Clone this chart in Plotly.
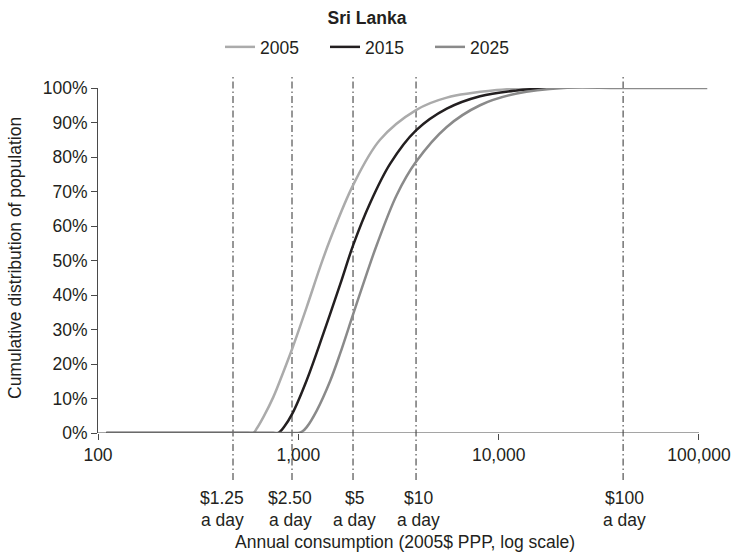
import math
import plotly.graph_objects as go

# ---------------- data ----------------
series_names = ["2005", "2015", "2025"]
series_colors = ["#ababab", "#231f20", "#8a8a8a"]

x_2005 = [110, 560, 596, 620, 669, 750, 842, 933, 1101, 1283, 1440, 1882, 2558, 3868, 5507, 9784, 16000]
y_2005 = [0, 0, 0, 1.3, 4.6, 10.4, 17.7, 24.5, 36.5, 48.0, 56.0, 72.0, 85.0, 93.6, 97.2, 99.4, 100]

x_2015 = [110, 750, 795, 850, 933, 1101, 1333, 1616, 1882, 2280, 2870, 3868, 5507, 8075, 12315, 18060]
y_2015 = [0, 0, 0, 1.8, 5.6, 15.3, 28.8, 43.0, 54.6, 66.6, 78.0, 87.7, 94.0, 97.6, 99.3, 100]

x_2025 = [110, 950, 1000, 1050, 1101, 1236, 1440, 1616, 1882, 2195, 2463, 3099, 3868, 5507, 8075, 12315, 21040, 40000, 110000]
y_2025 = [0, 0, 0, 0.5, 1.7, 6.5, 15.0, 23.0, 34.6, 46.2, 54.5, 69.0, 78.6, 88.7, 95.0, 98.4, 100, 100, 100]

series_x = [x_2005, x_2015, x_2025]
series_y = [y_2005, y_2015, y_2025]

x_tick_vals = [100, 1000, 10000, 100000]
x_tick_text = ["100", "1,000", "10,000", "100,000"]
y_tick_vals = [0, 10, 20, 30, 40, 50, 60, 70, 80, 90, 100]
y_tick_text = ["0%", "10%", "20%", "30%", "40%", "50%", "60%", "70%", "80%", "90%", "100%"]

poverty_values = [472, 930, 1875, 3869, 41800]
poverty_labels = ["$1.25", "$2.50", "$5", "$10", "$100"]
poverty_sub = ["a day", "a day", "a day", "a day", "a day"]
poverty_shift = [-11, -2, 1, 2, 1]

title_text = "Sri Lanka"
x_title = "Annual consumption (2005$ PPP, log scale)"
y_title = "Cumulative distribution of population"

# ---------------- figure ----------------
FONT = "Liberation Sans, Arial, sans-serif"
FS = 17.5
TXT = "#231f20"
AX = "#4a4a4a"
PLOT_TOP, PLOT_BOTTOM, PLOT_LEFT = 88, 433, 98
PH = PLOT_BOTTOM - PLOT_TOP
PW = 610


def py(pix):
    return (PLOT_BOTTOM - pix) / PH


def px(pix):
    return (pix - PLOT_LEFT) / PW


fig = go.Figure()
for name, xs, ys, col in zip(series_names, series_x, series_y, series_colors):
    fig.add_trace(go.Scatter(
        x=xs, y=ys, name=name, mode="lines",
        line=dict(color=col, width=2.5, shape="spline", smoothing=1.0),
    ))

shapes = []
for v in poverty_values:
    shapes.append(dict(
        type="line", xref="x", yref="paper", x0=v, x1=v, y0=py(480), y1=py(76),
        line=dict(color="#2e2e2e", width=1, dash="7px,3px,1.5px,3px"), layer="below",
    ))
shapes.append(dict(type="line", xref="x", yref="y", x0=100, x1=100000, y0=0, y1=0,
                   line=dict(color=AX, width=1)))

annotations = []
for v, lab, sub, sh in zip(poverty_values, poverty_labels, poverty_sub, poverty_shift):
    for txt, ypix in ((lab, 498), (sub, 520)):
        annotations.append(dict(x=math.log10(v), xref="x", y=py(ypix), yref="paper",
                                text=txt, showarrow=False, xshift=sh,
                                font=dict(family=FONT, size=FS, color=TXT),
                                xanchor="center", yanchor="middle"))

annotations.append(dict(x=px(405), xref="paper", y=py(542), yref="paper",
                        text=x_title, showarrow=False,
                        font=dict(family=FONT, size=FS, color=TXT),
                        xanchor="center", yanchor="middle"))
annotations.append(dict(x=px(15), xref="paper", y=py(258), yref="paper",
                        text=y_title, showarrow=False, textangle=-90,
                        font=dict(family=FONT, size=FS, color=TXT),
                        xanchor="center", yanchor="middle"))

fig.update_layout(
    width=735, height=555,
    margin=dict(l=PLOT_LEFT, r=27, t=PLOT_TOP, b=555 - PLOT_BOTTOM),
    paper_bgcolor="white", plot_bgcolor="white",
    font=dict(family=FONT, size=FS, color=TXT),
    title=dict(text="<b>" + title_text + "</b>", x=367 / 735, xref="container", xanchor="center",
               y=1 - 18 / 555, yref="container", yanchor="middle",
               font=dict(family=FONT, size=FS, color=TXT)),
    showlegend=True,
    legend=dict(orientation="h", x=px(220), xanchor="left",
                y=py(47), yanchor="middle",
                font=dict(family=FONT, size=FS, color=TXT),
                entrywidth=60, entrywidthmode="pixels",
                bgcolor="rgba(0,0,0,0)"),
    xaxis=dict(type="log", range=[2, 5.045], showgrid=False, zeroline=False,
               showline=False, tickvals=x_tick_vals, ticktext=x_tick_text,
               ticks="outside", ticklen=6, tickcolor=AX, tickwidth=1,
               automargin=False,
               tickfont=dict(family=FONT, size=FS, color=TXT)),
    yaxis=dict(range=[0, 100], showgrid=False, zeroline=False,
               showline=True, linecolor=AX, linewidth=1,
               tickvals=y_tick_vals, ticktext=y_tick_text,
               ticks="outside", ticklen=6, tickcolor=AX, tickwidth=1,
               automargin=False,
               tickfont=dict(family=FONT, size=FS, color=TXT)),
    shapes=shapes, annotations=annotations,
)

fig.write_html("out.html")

# # #

→ **Exercise requirements**: Give an exact reproduction of every line, leaving out any picture.

→ **Output for this exercise**:
Clone this chart in Plotly.
import math
import plotly.graph_objects as go

# ---------------- data ----------------
series_names = ["2005", "2015", "2025"]
series_colors = ["#ababab", "#231f20", "#8a8a8a"]

x_2005 = [110, 560, 596, 620, 669, 750, 842, 933, 1101, 1283, 1440, 1882, 2558, 3868, 5507, 9784, 16000]
y_2005 = [0, 0, 0, 1.3, 4.6, 10.4, 17.7, 24.5, 36.5, 48.0, 56.0, 72.0, 85.0, 93.6, 97.2, 99.4, 100]

x_2015 = [110, 750, 795, 850, 933, 1101, 1333, 1616, 1882, 2280, 2870, 3868, 5507, 8075, 12315, 18060]
y_2015 = [0, 0, 0, 1.8, 5.6, 15.3, 28.8, 43.0, 54.6, 66.6, 78.0, 87.7, 94.0, 97.6, 99.3, 100]

x_2025 = [110, 950, 1000, 1050, 1101, 1236, 1440, 1616, 1882, 2195, 2463, 3099, 3868, 5507, 8075, 12315, 21040, 40000, 110000]
y_2025 = [0, 0, 0, 0.5, 1.7, 6.5, 15.0, 23.0, 34.6, 46.2, 54.5, 69.0, 78.6, 88.7, 95.0, 98.4, 100, 100, 100]

series_x = [x_2005, x_2015, x_2025]
series_y = [y_2005, y_2015, y_2025]

x_tick_vals = [100, 1000, 10000, 100000]
x_tick_text = ["100", "1,000", "10,000", "100,000"]
y_tick_vals = [0, 10, 20, 30, 40, 50, 60, 70, 80, 90, 100]
y_tick_text = ["0%", "10%", "20%", "30%", "40%", "50%", "60%", "70%", "80%", "90%", "100%"]

poverty_values = [472, 930, 1875, 3869, 41800]
poverty_labels = ["$1.25", "$2.50", "$5", "$10", "$100"]
poverty_sub = ["a day", "a day", "a day", "a day", "a day"]
poverty_shift = [-11, -2, 1, 2, 1]

title_text = "Sri Lanka"
x_title = "Annual consumption (2005$ PPP, log scale)"
y_title = "Cumulative distribution of population"

# ---------------- figure ----------------
FONT = "Liberation Sans, Arial, sans-serif"
FS = 17.5
TXT = "#231f20"
AX = "#4a4a4a"
PLOT_TOP, PLOT_BOTTOM, PLOT_LEFT = 88, 433, 98
PH = PLOT_BOTTOM - PLOT_TOP
PW = 610


def py(pix):
    return (PLOT_BOTTOM - pix) / PH


def px(pix):
    return (pix - PLOT_LEFT) / PW


fig = go.Figure()
for name, xs, ys, col in zip(series_names, series_x, series_y, series_colors):
    fig.add_trace(go.Scatter(
        x=xs, y=ys, name=name, mode="lines",
        line=dict(color=col, width=2.5, shape="spline", smoothing=1.0),
    ))

shapes = []
for v in poverty_values:
    shapes.append(dict(
        type="line", xref="x", yref="paper", x0=v, x1=v, y0=py(480), y1=py(76),
        line=dict(color="#2e2e2e", width=1, dash="7px,3px,1.5px,3px"), layer="below",
    ))
shapes.append(dict(type="line", xref="x", yref="y", x0=100, x1=100000, y0=0, y1=0,
                   line=dict(color=AX, width=1)))

annotations = []
for v, lab, sub, sh in zip(poverty_values, poverty_labels, poverty_sub, poverty_shift):
    for txt, ypix in ((lab, 498), (sub, 520)):
        annotations.append(dict(x=math.log10(v), xref="x", y=py(ypix), yref="paper",
                                text=txt, showarrow=False, xshift=sh,
                                font=dict(family=FONT, size=FS, color=TXT),
                                xanchor="center", yanchor="middle"))

annotations.append(dict(x=px(405), xref="paper", y=py(542), yref="paper",
                        text=x_title, showarrow=False,
                        font=dict(family=FONT, size=FS, color=TXT),
                        xanchor="center", yanchor="middle"))
annotations.append(dict(x=px(15), xref="paper", y=py(258), yref="paper",
                        text=y_title, showarrow=False, textangle=-90,
                        font=dict(family=FONT, size=FS, color=TXT),
                        xanchor="center", yanchor="middle"))

fig.update_layout(
    width=735, height=555,
    margin=dict(l=PLOT_LEFT, r=27, t=PLOT_TOP, b=555 - PLOT_BOTTOM),
    paper_bgcolor="white", plot_bgcolor="white",
    font=dict(family=FONT, size=FS, color=TXT),
    title=dict(text="<b>" + title_text + "</b>", x=367 / 735, xref="container", xanchor="center",
               y=1 - 18 / 555, yref="container", yanchor="middle",
               font=dict(family=FONT, size=FS, color=TXT)),
    showlegend=True,
    legend=dict(orientation="h", x=px(220), xanchor="left",
                y=py(47), yanchor="middle",
                font=dict(family=FONT, size=FS, color=TXT),
                entrywidth=60, entrywidthmode="pixels",
                bgcolor="rgba(0,0,0,0)"),
    xaxis=dict(type="log", range=[2, 5.045], showgrid=False, zeroline=False,
               showline=False, tickvals=x_tick_vals, ticktext=x_tick_text,
               ticks="outside", ticklen=6, tickcolor=AX, tickwidth=1,
               automargin=False,
               tickfont=dict(family=FONT, size=FS, color=TXT)),
    yaxis=dict(range=[0, 100], showgrid=False, zeroline=False,
               showline=True, linecolor=AX, linewidth=1,
               tickvals=y_tick_vals, ticktext=y_tick_text,
               ticks="outside", ticklen=6, tickcolor=AX, tickwidth=1,
               automargin=False,
               tickfont=dict(family=FONT, size=FS, color=TXT)),
    shapes=shapes, annotations=annotations,
)

fig.write_html("out.html")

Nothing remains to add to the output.